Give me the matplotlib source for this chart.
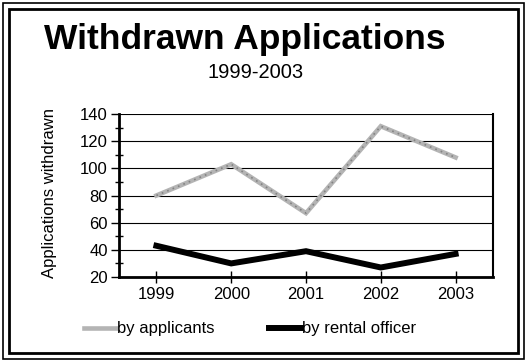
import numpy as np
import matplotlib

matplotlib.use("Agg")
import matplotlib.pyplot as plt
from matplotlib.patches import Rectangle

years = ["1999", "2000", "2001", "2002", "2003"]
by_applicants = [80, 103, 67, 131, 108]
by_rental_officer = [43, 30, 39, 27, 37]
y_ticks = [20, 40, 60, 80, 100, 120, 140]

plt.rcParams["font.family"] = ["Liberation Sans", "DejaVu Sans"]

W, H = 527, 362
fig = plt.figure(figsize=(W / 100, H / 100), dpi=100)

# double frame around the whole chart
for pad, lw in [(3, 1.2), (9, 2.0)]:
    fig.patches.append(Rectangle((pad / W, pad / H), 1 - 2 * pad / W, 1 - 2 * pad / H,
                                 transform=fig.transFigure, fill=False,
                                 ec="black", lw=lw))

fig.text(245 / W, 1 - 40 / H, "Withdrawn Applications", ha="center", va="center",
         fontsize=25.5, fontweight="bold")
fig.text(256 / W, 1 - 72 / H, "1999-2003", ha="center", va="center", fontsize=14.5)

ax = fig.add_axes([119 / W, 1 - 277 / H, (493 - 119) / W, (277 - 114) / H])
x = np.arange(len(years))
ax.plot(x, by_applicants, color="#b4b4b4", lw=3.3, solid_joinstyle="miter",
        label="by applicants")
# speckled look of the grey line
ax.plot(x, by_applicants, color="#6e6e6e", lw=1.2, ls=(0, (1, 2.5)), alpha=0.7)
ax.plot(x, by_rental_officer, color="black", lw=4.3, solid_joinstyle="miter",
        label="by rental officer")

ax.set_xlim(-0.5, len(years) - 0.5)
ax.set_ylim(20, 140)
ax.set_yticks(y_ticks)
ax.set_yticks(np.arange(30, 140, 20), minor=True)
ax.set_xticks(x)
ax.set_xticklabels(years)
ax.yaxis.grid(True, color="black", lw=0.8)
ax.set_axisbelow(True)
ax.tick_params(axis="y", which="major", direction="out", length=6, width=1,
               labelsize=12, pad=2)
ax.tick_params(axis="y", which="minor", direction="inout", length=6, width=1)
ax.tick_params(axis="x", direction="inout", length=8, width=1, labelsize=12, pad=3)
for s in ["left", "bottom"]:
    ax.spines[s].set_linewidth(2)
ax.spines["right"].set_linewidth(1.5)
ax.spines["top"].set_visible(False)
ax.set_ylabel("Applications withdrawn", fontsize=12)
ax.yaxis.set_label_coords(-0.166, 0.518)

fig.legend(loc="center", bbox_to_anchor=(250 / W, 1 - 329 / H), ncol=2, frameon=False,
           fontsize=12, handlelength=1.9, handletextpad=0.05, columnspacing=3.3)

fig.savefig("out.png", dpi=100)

----

What is being asked - From the first line of the material down to the line containing "from matplotlib.patches import Rectangle", inclusive, return each line exactly, skipping any picture.

Written answer -
Give me the matplotlib source for this chart.
import numpy as np
import matplotlib

matplotlib.use("Agg")
import matplotlib.pyplot as plt
from matplotlib.patches import Rectangle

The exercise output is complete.